PROBLEM TO WORK ON ::
Quote all of the data that follows exactly as written, skipping the images.
>>>>>
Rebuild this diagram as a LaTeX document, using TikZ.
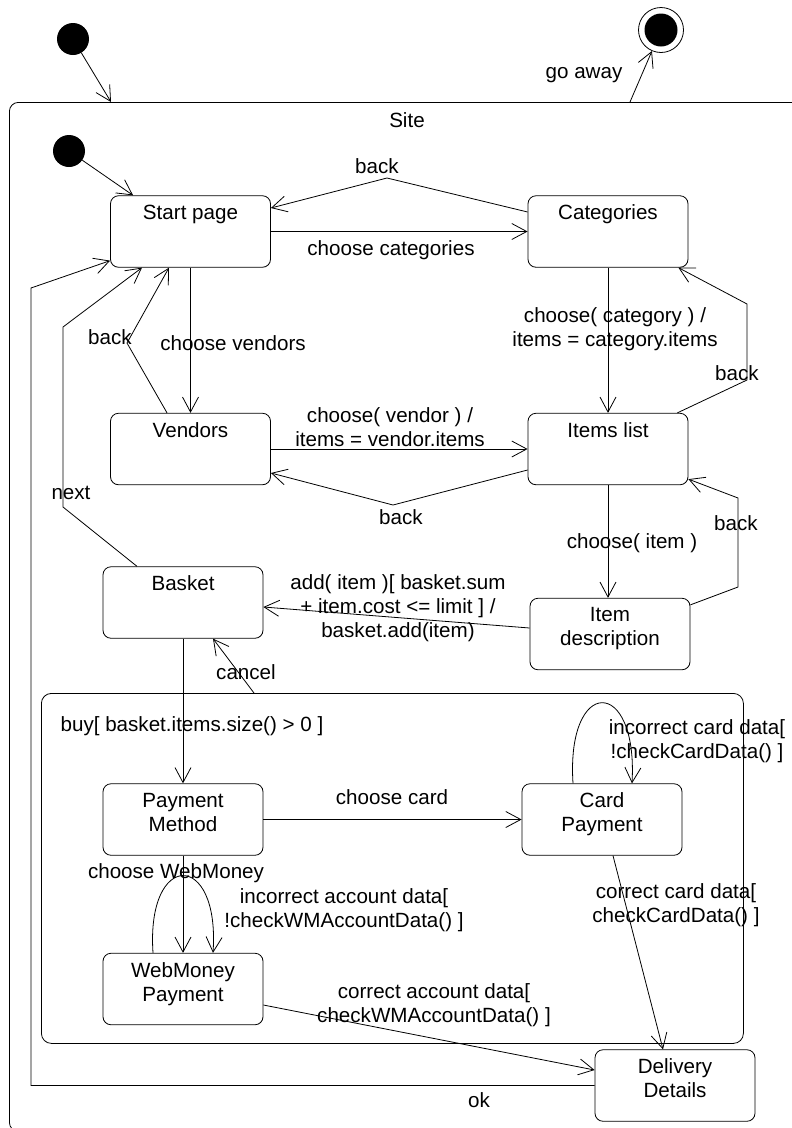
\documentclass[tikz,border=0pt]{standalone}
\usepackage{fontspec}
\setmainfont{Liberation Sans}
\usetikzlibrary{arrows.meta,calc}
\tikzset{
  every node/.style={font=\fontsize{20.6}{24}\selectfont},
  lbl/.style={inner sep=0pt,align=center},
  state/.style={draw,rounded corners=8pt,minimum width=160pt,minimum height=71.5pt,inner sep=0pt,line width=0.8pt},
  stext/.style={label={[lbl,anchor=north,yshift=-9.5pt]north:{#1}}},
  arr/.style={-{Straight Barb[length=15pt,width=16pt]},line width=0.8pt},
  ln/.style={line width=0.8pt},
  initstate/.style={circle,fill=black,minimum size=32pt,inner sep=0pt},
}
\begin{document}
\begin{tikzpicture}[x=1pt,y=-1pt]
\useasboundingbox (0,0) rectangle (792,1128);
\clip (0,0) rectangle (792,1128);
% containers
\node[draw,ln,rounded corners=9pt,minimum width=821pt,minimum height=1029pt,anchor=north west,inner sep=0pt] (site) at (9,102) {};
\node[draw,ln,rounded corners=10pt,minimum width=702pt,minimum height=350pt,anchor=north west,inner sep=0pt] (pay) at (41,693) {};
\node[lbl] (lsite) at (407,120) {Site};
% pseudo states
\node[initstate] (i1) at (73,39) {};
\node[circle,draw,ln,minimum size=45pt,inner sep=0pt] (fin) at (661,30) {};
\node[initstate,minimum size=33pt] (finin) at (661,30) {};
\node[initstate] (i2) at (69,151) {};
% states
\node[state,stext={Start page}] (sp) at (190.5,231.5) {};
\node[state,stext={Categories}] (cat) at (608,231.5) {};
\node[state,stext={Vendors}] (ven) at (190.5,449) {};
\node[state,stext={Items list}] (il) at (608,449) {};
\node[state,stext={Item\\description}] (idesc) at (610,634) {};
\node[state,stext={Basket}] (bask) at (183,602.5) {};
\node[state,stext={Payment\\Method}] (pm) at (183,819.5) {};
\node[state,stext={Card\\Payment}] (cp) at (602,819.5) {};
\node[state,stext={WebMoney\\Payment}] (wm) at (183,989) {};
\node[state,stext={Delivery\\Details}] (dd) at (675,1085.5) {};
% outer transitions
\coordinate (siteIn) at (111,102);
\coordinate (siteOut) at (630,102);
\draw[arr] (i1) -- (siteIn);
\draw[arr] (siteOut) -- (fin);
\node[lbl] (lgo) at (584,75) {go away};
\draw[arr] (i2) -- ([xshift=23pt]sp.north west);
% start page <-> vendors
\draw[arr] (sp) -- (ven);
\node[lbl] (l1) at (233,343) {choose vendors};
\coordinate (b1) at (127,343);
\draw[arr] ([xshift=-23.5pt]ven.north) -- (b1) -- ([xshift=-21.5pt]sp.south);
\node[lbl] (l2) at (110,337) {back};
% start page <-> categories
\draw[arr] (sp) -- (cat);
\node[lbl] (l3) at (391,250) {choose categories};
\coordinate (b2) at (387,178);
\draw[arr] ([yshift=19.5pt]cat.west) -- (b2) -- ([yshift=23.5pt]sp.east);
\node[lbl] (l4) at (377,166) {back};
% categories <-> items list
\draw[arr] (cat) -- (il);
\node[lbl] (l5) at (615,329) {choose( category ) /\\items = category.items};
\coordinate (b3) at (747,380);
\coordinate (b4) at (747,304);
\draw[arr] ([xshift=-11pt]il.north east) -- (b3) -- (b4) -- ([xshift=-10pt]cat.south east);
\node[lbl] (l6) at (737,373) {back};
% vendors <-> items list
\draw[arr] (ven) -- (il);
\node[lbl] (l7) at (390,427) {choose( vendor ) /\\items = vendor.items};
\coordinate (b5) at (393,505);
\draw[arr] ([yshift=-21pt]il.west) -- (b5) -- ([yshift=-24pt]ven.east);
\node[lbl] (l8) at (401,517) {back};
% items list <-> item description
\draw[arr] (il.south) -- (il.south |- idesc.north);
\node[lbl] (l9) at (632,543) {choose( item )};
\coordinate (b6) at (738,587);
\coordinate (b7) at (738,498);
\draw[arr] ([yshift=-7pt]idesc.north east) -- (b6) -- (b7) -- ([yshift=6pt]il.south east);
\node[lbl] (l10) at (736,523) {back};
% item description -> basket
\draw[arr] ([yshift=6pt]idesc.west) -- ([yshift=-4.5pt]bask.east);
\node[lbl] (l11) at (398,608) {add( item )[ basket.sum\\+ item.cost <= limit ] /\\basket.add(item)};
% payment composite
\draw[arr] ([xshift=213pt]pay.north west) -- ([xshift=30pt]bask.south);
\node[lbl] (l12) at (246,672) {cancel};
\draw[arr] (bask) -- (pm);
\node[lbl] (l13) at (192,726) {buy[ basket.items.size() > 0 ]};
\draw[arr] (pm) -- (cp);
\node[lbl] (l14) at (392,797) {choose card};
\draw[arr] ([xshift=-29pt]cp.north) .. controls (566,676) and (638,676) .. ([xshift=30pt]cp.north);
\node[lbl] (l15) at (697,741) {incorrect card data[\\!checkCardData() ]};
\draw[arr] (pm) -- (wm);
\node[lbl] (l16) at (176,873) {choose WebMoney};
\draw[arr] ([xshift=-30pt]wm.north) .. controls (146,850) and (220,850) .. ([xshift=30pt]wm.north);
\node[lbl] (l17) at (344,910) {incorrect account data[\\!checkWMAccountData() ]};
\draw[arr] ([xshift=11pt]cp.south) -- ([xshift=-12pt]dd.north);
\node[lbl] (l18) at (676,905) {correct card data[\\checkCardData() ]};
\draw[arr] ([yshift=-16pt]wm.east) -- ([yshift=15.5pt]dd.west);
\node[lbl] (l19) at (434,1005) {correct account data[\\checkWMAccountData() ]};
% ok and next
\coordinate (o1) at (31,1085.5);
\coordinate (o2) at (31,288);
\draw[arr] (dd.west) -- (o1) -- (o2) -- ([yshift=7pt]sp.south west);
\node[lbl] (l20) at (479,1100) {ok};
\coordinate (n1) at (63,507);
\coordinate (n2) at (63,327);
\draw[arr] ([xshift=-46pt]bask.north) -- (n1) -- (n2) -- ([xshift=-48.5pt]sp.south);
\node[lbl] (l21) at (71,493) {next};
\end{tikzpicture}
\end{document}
<<<<<
COMPLETED TASK ::
Rebuild this diagram as a LaTeX document, using TikZ.
\documentclass[tikz,border=0pt]{standalone}
\usepackage{fontspec}
\setmainfont{Liberation Sans}
\usetikzlibrary{arrows.meta,calc}
\tikzset{
  every node/.style={font=\fontsize{20.6}{24}\selectfont},
  lbl/.style={inner sep=0pt,align=center},
  state/.style={draw,rounded corners=8pt,minimum width=160pt,minimum height=71.5pt,inner sep=0pt,line width=0.8pt},
  stext/.style={label={[lbl,anchor=north,yshift=-9.5pt]north:{#1}}},
  arr/.style={-{Straight Barb[length=15pt,width=16pt]},line width=0.8pt},
  ln/.style={line width=0.8pt},
  initstate/.style={circle,fill=black,minimum size=32pt,inner sep=0pt},
}
\begin{document}
\begin{tikzpicture}[x=1pt,y=-1pt]
\useasboundingbox (0,0) rectangle (792,1128);
\clip (0,0) rectangle (792,1128);
% containers
\node[draw,ln,rounded corners=9pt,minimum width=821pt,minimum height=1029pt,anchor=north west,inner sep=0pt] (site) at (9,102) {};
\node[draw,ln,rounded corners=10pt,minimum width=702pt,minimum height=350pt,anchor=north west,inner sep=0pt] (pay) at (41,693) {};
\node[lbl] (lsite) at (407,120) {Site};
% pseudo states
\node[initstate] (i1) at (73,39) {};
\node[circle,draw,ln,minimum size=45pt,inner sep=0pt] (fin) at (661,30) {};
\node[initstate,minimum size=33pt] (finin) at (661,30) {};
\node[initstate] (i2) at (69,151) {};
% states
\node[state,stext={Start page}] (sp) at (190.5,231.5) {};
\node[state,stext={Categories}] (cat) at (608,231.5) {};
\node[state,stext={Vendors}] (ven) at (190.5,449) {};
\node[state,stext={Items list}] (il) at (608,449) {};
\node[state,stext={Item\\description}] (idesc) at (610,634) {};
\node[state,stext={Basket}] (bask) at (183,602.5) {};
\node[state,stext={Payment\\Method}] (pm) at (183,819.5) {};
\node[state,stext={Card\\Payment}] (cp) at (602,819.5) {};
\node[state,stext={WebMoney\\Payment}] (wm) at (183,989) {};
\node[state,stext={Delivery\\Details}] (dd) at (675,1085.5) {};
% outer transitions
\coordinate (siteIn) at (111,102);
\coordinate (siteOut) at (630,102);
\draw[arr] (i1) -- (siteIn);
\draw[arr] (siteOut) -- (fin);
\node[lbl] (lgo) at (584,75) {go away};
\draw[arr] (i2) -- ([xshift=23pt]sp.north west);
% start page <-> vendors
\draw[arr] (sp) -- (ven);
\node[lbl] (l1) at (233,343) {choose vendors};
\coordinate (b1) at (127,343);
\draw[arr] ([xshift=-23.5pt]ven.north) -- (b1) -- ([xshift=-21.5pt]sp.south);
\node[lbl] (l2) at (110,337) {back};
% start page <-> categories
\draw[arr] (sp) -- (cat);
\node[lbl] (l3) at (391,250) {choose categories};
\coordinate (b2) at (387,178);
\draw[arr] ([yshift=19.5pt]cat.west) -- (b2) -- ([yshift=23.5pt]sp.east);
\node[lbl] (l4) at (377,166) {back};
% categories <-> items list
\draw[arr] (cat) -- (il);
\node[lbl] (l5) at (615,329) {choose( category ) /\\items = category.items};
\coordinate (b3) at (747,380);
\coordinate (b4) at (747,304);
\draw[arr] ([xshift=-11pt]il.north east) -- (b3) -- (b4) -- ([xshift=-10pt]cat.south east);
\node[lbl] (l6) at (737,373) {back};
% vendors <-> items list
\draw[arr] (ven) -- (il);
\node[lbl] (l7) at (390,427) {choose( vendor ) /\\items = vendor.items};
\coordinate (b5) at (393,505);
\draw[arr] ([yshift=-21pt]il.west) -- (b5) -- ([yshift=-24pt]ven.east);
\node[lbl] (l8) at (401,517) {back};
% items list <-> item description
\draw[arr] (il.south) -- (il.south |- idesc.north);
\node[lbl] (l9) at (632,543) {choose( item )};
\coordinate (b6) at (738,587);
\coordinate (b7) at (738,498);
\draw[arr] ([yshift=-7pt]idesc.north east) -- (b6) -- (b7) -- ([yshift=6pt]il.south east);
\node[lbl] (l10) at (736,523) {back};
% item description -> basket
\draw[arr] ([yshift=6pt]idesc.west) -- ([yshift=-4.5pt]bask.east);
\node[lbl] (l11) at (398,608) {add( item )[ basket.sum\\+ item.cost <= limit ] /\\basket.add(item)};
% payment composite
\draw[arr] ([xshift=213pt]pay.north west) -- ([xshift=30pt]bask.south);
\node[lbl] (l12) at (246,672) {cancel};
\draw[arr] (bask) -- (pm);
\node[lbl] (l13) at (192,726) {buy[ basket.items.size() > 0 ]};
\draw[arr] (pm) -- (cp);
\node[lbl] (l14) at (392,797) {choose card};
\draw[arr] ([xshift=-29pt]cp.north) .. controls (566,676) and (638,676) .. ([xshift=30pt]cp.north);
\node[lbl] (l15) at (697,741) {incorrect card data[\\!checkCardData() ]};
\draw[arr] (pm) -- (wm);
\node[lbl] (l16) at (176,873) {choose WebMoney};
\draw[arr] ([xshift=-30pt]wm.north) .. controls (146,850) and (220,850) .. ([xshift=30pt]wm.north);
\node[lbl] (l17) at (344,910) {incorrect account data[\\!checkWMAccountData() ]};
\draw[arr] ([xshift=11pt]cp.south) -- ([xshift=-12pt]dd.north);
\node[lbl] (l18) at (676,905) {correct card data[\\checkCardData() ]};
\draw[arr] ([yshift=-16pt]wm.east) -- ([yshift=15.5pt]dd.west);
\node[lbl] (l19) at (434,1005) {correct account data[\\checkWMAccountData() ]};
% ok and next
\coordinate (o1) at (31,1085.5);
\coordinate (o2) at (31,288);
\draw[arr] (dd.west) -- (o1) -- (o2) -- ([yshift=7pt]sp.south west);
\node[lbl] (l20) at (479,1100) {ok};
\coordinate (n1) at (63,507);
\coordinate (n2) at (63,327);
\draw[arr] ([xshift=-46pt]bask.north) -- (n1) -- (n2) -- ([xshift=-48.5pt]sp.south);
\node[lbl] (l21) at (71,493) {next};
\end{tikzpicture}
\end{document}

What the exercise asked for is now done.